The inaugural one is the 1856 Act, which is based on the British patent system and it has provided the patent term of 14 years followed by numerous acts and amendments.
The World Intellectual Property Organization (WIPO)
The World Intellectual Property Organization (WIPO), as the premier global forum on IP, has taken the lead from as far back as 1883 to put in place rules and systems for managing the IP system as a global framework, while the rights as indicated above are essentially national or regional rights.
WIPO administers a number of international treaties – 26 in fact – that agree on the legal framework of IP law, the administration of IP rights, and the obtaining of rights in multiple countries.
It administers the Patent Cooperation Treaty, the Madrid System, and the Hague System, which enable IP rights owners to obtain patents, trademarks, and design rights respectively in multiple countries.

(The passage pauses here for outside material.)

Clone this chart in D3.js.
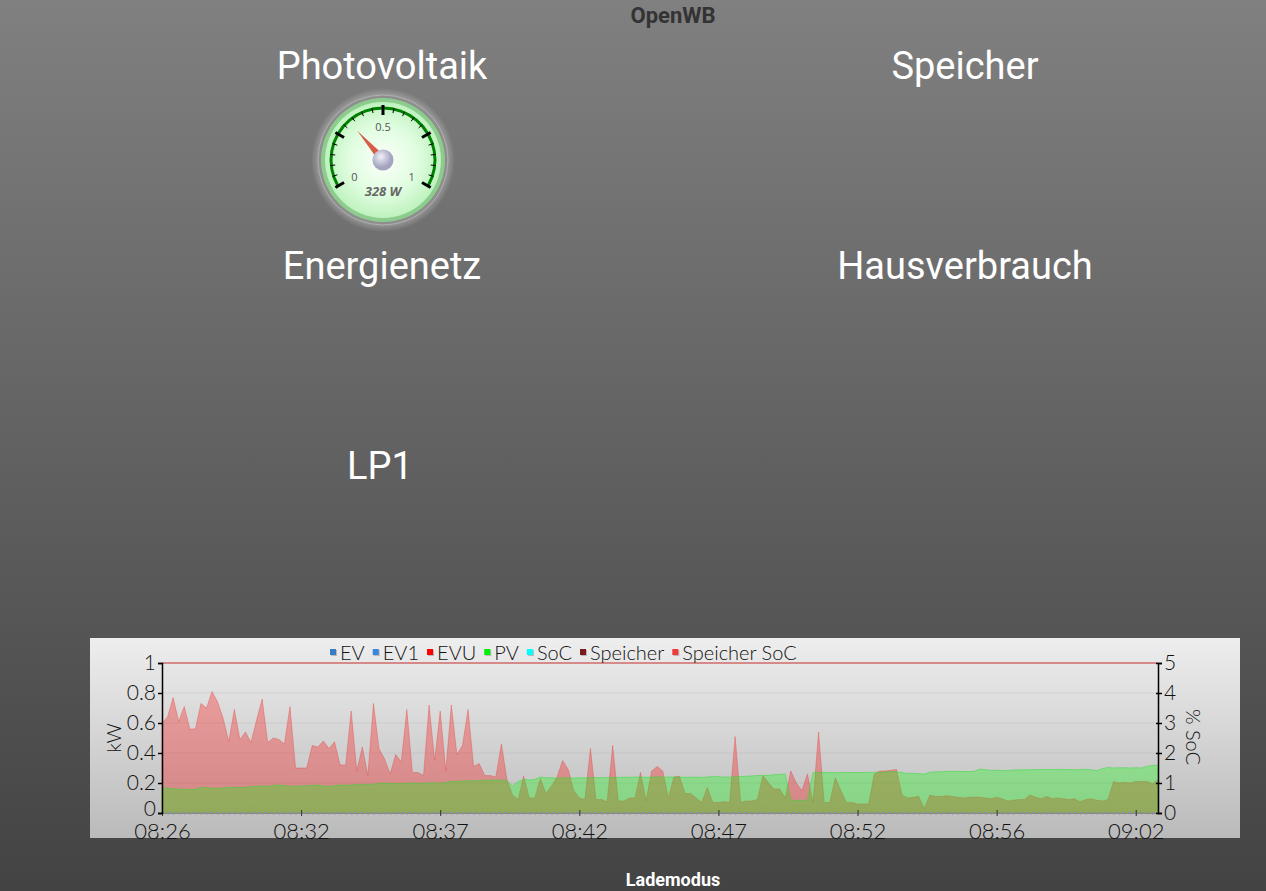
<!DOCTYPE html>
<html>
<head>
<meta charset="utf-8">
<script src="https://cdn.jsdelivr.net/npm/d3@7"></script>
<style>
  body { margin: 0; overflow: hidden; }
  svg { display: block; }
</style>
</head>
<body>
<div id="chart"></div>
<script>
// values (kW, one point every ~12 s)
const evuValues = [
  0.60,0.64,0.77,0.61,0.71,0.56,0.56,0.73,0.70,0.81,
  0.74,0.63,0.475,0.69,0.49,0.54,0.47,0.62,0.76,0.47,
  0.50,0.49,0.46,0.71,0.30,0.30,0.30,0.45,0.44,0.48,
  0.43,0.475,0.32,0.32,0.68,0.28,0.44,0.25,0.73,0.43,
  0.36,0.26,0.39,0.34,0.69,0.27,0.27,0.25,0.72,0.35,
  0.68,0.28,0.72,0.39,0.45,0.69,0.31,0.33,0.25,0.25,
  0.24,0.46,0.22,0.12,0.09,0.245,0.10,0.10,0.23,0.13,
  0.18,0.24,0.35,0.29,0.15,0.10,0.09,0.43,0.09,0.09,
  0.075,0.45,0.08,0.08,0.10,0.10,0.27,0.08,0.28,0.31,
  0.28,0.10,0.24,0.245,0.13,0.13,0.10,0.07,0.17,0.07,
  0.07,0.075,0.07,0.51,0.07,0.08,0.08,0.09,0.25,0.20,
  0.16,0.16,0.10,0.28,0.20,0.15,0.26,0.07,0.54,0.07,
  0.07,0.235,0.15,0.07,0.07,0.06,0.06,0.06,0.26,0.28,
  0.28,0.285,0.29,0.12,0.10,0.105,0.11,0.03,0.12,0.11,
  0.11,0.115,0.11,0.105,0.10,0.105,0.105,0.105,0.10,0.095,
  0.105,0.095,0.08,0.085,0.09,0.09,0.12,0.105,0.095,0.11,
  0.095,0.10,0.095,0.09,0.095,0.075,0.09,0.095,0.085,0.08,
  0.09,0.21,0.20,0.205,0.20,0.21,0.21,0.21,0.195,0.22
];
const pvValues = [
  0.165,0.168,0.162,0.16,0.158,0.157,0.158,0.17,0.17,0.165,
  0.165,0.168,0.17,0.172,0.17,0.172,0.175,0.178,0.18,0.177,
  0.185,0.187,0.183,0.178,0.18,0.18,0.182,0.185,0.186,0.18,
  0.178,0.183,0.186,0.186,0.186,0.19,0.193,0.19,0.193,0.198,
  0.2,0.196,0.197,0.197,0.198,0.2,0.198,0.199,0.2,0.202,
  0.198,0.205,0.21,0.212,0.213,0.215,0.215,0.217,0.218,0.22,
  0.22,0.22,0.215,0.18,0.21,0.225,0.22,0.225,0.24,0.235,
  0.235,0.232,0.235,0.235,0.233,0.235,0.235,0.236,0.236,0.235,
  0.237,0.237,0.238,0.238,0.238,0.24,0.24,0.238,0.24,0.242,
  0.24,0.24,0.24,0.24,0.238,0.238,0.24,0.237,0.24,0.243,
  0.242,0.24,0.24,0.242,0.243,0.245,0.247,0.25,0.25,0.252,
  0.255,0.258,0.26,0.085,0.085,0.085,0.085,0.27,0.272,0.27,
  0.27,0.268,0.27,0.27,0.27,0.27,0.27,0.27,0.272,0.272,
  0.274,0.275,0.275,0.27,0.264,0.265,0.262,0.26,0.272,0.274,
  0.275,0.277,0.278,0.278,0.276,0.276,0.278,0.293,0.288,0.285,
  0.285,0.283,0.283,0.287,0.288,0.288,0.288,0.29,0.29,0.29,
  0.29,0.292,0.29,0.29,0.288,0.29,0.292,0.288,0.283,0.295,
  0.304,0.3,0.302,0.302,0.3,0.302,0.3,0.31,0.318,0.318
];
const timeLabels = ["08:26","08:32","08:37","08:42","08:47","08:52","08:56","09:02"];
const labelEvery = 25;
const evValue = 0;          // EV / EV1 lie on the zero line
const speicherSocValue = 100; // % (beyond the right axis, drawn at its top)

const legendNames  = ["EV","EV1","EVU","PV","SoC","Speicher","Speicher SoC"];
const legendColors = ["#3a7cc4","#3b86df","#ff0000","#00ee00","#00ffff","#7a1c1c","#ee3b3b"];

const gaugeValue = 0.328;   // kW
const gaugeLabels = [0, 0.5, 1];

const headers = ["Photovoltaik","Speicher","Energienetz","Hausverbrauch","LP1"];

const W = 1266, H = 891;
const chartFont = "Lato, 'DejaVu Sans', sans-serif";

const svg = d3.select("#chart").append("svg")
    .attr("width", W).attr("height", H);

const defs = svg.append("defs");
const bg = defs.append("linearGradient").attr("id","pagebg")
    .attr("x1",0).attr("y1",0).attr("x2",0).attr("y2",1);
bg.append("stop").attr("offset","0%").attr("stop-color","#808080");
bg.append("stop").attr("offset","100%").attr("stop-color","#434343");

const pb = defs.append("linearGradient").attr("id","panelbg")
    .attr("x1",0).attr("y1",0).attr("x2",0).attr("y2",1);
pb.append("stop").attr("offset","0%").attr("stop-color","#eeeeee");
pb.append("stop").attr("offset","100%").attr("stop-color","#bababa");

svg.append("rect").attr("width",W).attr("height",H).attr("fill","url(#pagebg)");

// page texts
svg.append("text").attr("x",673).attr("y",23).attr("text-anchor","middle")
    .style("font-family","Roboto, sans-serif").style("font-weight","bold").style("font-size","22px")
    .attr("fill","#333").text("OpenWB");
svg.append("text").attr("x",673).attr("y",886).attr("text-anchor","middle")
    .style("font-family","Roboto, sans-serif").style("font-weight","bold").style("font-size","18px")
    .attr("fill","#fff").text("Lademodus");

const headerPos = [[382,79],[965,79],[382,279],[965,279],[380,479]];
svg.selectAll("text.header").data(headers).enter().append("text")
    .attr("class","header")
    .attr("x",(d,i) => headerPos[i][0]).attr("y",(d,i) => headerPos[i][1])
    .attr("text-anchor","middle")
    .style("font-family","Roboto, sans-serif").style("font-size","38px")
    .attr("fill","#fff").text(d => d);

// ---------- gauge ----------
const gx = 383, gy = 160;
const g = svg.append("g").attr("transform",`translate(${gx},${gy})`);
const gAngle = d3.scaleLinear().domain([0,1]).range([-120,120]);
const rad = a => a * Math.PI / 180;

const glow = defs.append("radialGradient").attr("id","glow");
glow.append("stop").attr("offset","86%").attr("stop-color","#fff").attr("stop-opacity",0.35);
glow.append("stop").attr("offset","100%").attr("stop-color","#fff").attr("stop-opacity",0);
const face = defs.append("radialGradient").attr("id","face");
face.append("stop").attr("offset","0%").attr("stop-color","#fbfffb");
face.append("stop").attr("offset","60%").attr("stop-color","#e0fde0");
face.append("stop").attr("offset","100%").attr("stop-color","#bff2bf");
const hub = defs.append("radialGradient").attr("id","hub").attr("cx","40%").attr("cy","35%");
hub.append("stop").attr("offset","0%").attr("stop-color","#f0f0fa");
hub.append("stop").attr("offset","100%").attr("stop-color","#a4a4c0");

g.append("circle").attr("r",72).attr("fill","url(#glow)");
g.append("circle").attr("r",65).attr("fill","#8e8e8e").attr("stroke","#b0b0b0").attr("stroke-width",1);
g.append("circle").attr("r",62).attr("fill","#8ccc8c");
g.append("circle").attr("r",58).attr("fill","url(#face)");

g.append("path")
    .attr("d", d3.arc().innerRadius(50.5).outerRadius(53.5)
        .startAngle(rad(gAngle(0))).endAngle(rad(gAngle(1)))())
    .attr("fill","#008000");

const minorTicks = d3.range(0, 1.0001, 0.05);
g.selectAll("line.minor").data(minorTicks).enter().append("line")
    .attr("x1", d => 48 * Math.sin(rad(gAngle(d))))
    .attr("y1", d => -48 * Math.cos(rad(gAngle(d))))
    .attr("x2", d => 53 * Math.sin(rad(gAngle(d))))
    .attr("y2", d => -53 * Math.cos(rad(gAngle(d))))
    .attr("stroke","#000").attr("stroke-width",1);
g.selectAll("line.major").data([0,0.25,0.5,0.75,1]).enter().append("line")
    .attr("x1", d => 45 * Math.sin(rad(gAngle(d))))
    .attr("y1", d => -45 * Math.cos(rad(gAngle(d))))
    .attr("x2", d => 55 * Math.sin(rad(gAngle(d))))
    .attr("y2", d => -55 * Math.cos(rad(gAngle(d))))
    .attr("stroke","#000").attr("stroke-width",3);
g.selectAll("text.glabel").data(gaugeLabels).enter().append("text")
    .attr("x", d => 33 * Math.sin(rad(gAngle(d))))
    .attr("y", d => -33 * Math.cos(rad(gAngle(d))) + 4)
    .attr("text-anchor","middle")
    .style("font-family","'Open Sans', sans-serif").style("font-size","11px")
    .attr("fill","#555").text(d => d);

const na = rad(gAngle(gaugeValue));
const nLen = 39, nHalf = 4;
const nx = Math.sin(na), ny = -Math.cos(na);
g.append("path")
    .attr("d", `M${nx*nLen},${ny*nLen} L${-ny*nHalf},${nx*nHalf} L${ny*nHalf},${-nx*nHalf} Z`)
    .attr("fill","#d85c46");
g.append("circle").attr("r",10.5).attr("fill","url(#hub)");
g.append("text").attr("x",0).attr("y",36).attr("text-anchor","middle")
    .style("font-family","'Open Sans', sans-serif").style("font-size","13px")
    .style("font-style","italic").style("font-weight","bold")
    .attr("fill","#666").text(Math.round(gaugeValue * 1000) + " W");

// ---------- chart ----------
const P = { X:90, Y:638, W:1150, H:200 };
const plot = { left:162, right:1158, top:663, bottom:813 };

svg.append("rect").attr("x",P.X).attr("y",P.Y).attr("width",P.W).attr("height",P.H)
    .attr("fill","url(#panelbg)");

const idx = d3.range(evuValues.length);
const x = d3.scaleLinear().domain([0, evuValues.length - 1]).range([plot.left, plot.right]);
const y = d3.scaleLinear().domain([0, 1]).range([plot.bottom, plot.top]);
const y2 = d3.scaleLinear().domain([0, 5]).range([plot.bottom, plot.top]).clamp(true);

// grid
svg.append("g").selectAll("line").data(y.ticks(5).slice(1)).enter().append("line")
    .attr("x1",plot.left).attr("x2",plot.right)
    .attr("y1",d => y(d)).attr("y2",d => y(d))
    .attr("stroke","#000").attr("stroke-opacity",0.06);

const area = vals => d3.area()
    .x((d,i) => x(i)).y0(y(0)).y1(d => y(d))(vals);

svg.append("path").attr("d", area(evuValues))
    .attr("fill","rgba(255,0,0,0.3)").attr("stroke","rgba(230,60,60,0.35)").attr("stroke-width",1);
svg.append("path").attr("d", area(pvValues))
    .attr("fill","rgba(0,255,0,0.3)").attr("stroke","rgba(40,220,40,0.45)").attr("stroke-width",1);

// zero lines for EV / EV1, Speicher SoC at the top
svg.append("line").attr("x1",plot.left).attr("x2",plot.right)
    .attr("y1",y(evValue)-0.5).attr("y2",y(evValue)-0.5)
    .attr("stroke","#8a8fb0").attr("stroke-width",1).attr("stroke-dasharray","3,3");
svg.append("line").attr("x1",plot.left).attr("x2",plot.right)
    .attr("y1",y2(speicherSocValue)).attr("y2",y2(speicherSocValue))
    .attr("stroke","#cc3333").attr("stroke-width",1);

// x axis
const xAxisGroup = svg.append("g").attr("transform",`translate(0,${plot.bottom})`);
xAxisGroup.call(d3.axisBottom(x).tickValues(idx).tickSize(2).tickFormat(""));
xAxisGroup.select(".domain").attr("stroke","#888");
xAxisGroup.selectAll(".tick line").attr("stroke","#999");

const majorIdx = timeLabels.map((t,i) => i * labelEvery);
const xMajor = svg.append("g").attr("transform",`translate(0,${plot.bottom})`);
xMajor.call(d3.axisBottom(x).tickValues(majorIdx).tickSize(3)
    .tickFormat((d,i) => timeLabels[i]));
xMajor.select(".domain").remove();
xMajor.selectAll(".tick line").attr("y1",-3).attr("stroke","#333");
xMajor.selectAll(".tick text").attr("y",10).attr("dy","0.71em")
    .style("font-family",chartFont).style("font-weight","300").style("font-size","22px")
    .attr("fill","#111");

// y axes
const yAxisGroup = svg.append("g").attr("transform",`translate(${plot.left},0)`);
yAxisGroup.call(d3.axisLeft(y).ticks(5).tickSize(4).tickPadding(2).tickFormat(d3.format("~g")));
const y2AxisGroup = svg.append("g").attr("transform",`translate(${plot.right},0)`);
y2AxisGroup.call(d3.axisRight(y2).ticks(5).tickSize(4).tickPadding(2));
y2AxisGroup.selectAll(".tick line").attr("x1",-2);
[yAxisGroup, y2AxisGroup].forEach(ax => {
  ax.select(".domain").attr("stroke","#000").attr("stroke-width",1.5);
  ax.selectAll(".tick line").attr("stroke","#000").attr("stroke-width",1.5);
  ax.selectAll(".tick text").style("font-family",chartFont).style("font-weight","300")
    .style("font-size","21px").attr("fill","#111");
});
// the lowest left label sits just above the first time label
yAxisGroup.selectAll(".tick text").filter(d => d === 0).attr("dy","0.1em");

svg.append("text").attr("transform","translate(121,738) rotate(-90)")
    .attr("text-anchor","middle")
    .style("font-family",chartFont).style("font-weight","300").style("font-size","20px")
    .attr("fill","#111").text("kW");
svg.append("text").attr("transform","translate(1186,737) rotate(90)")
    .attr("text-anchor","middle")
    .style("font-family",chartFont).style("font-weight","300").style("font-size","20px")
    .attr("fill","#111").text("% SoC");

// legend
const legend = svg.append("g").attr("class","legend");
let lx = 330;
legendNames.forEach((name, i) => {
  legend.append("rect").attr("x",lx+1).attr("y",650).attr("width",6).attr("height",6)
      .attr("fill","#999").attr("opacity",0.6);
  legend.append("rect").attr("x",lx).attr("y",649).attr("width",6).attr("height",6)
      .attr("fill",legendColors[i]);
  const t = legend.append("text").attr("x",lx+10).attr("y",660)
      .style("font-family",chartFont).style("font-weight","300").style("font-size","20px")
      .attr("fill","#111").text(name);
  lx += 10 + t.node().getComputedTextLength() + 8;
});
</script>
</body>
</html>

When the IP system holds no appeal to a company, it is still important to pay attention to it as there could be many pitfalls that an unsuspecting business may face by not being aware of how the system works.
The need for IP rights/ Risks of not having IP rights in place
As indicated earlier, failure to use the IP system to protect competitive advantage will mean a business will run the risk of opening the door to imitators.
Worse, the company may protect the innovation itself, in effect excluding the original innovator from the market.
Failure to pay attention to the IP system would also mean that the company runs the risk of infringing the rights of others, inviting lawsuits, reputational damage, and wasted resources.
Other risks involve loss of proprietary information and failure to clarify IP ownership, leading to possible disputes when dealing with partners, vendors, and other collaborators.
Finally, when expanding beyond borders, significant damage can ensue by assuming that IP rights are valid worldwide, that IP laws are the same in other countries, and not knowing that there are important deadlines to be met.
These errors can cause serious harm to an unwitting business.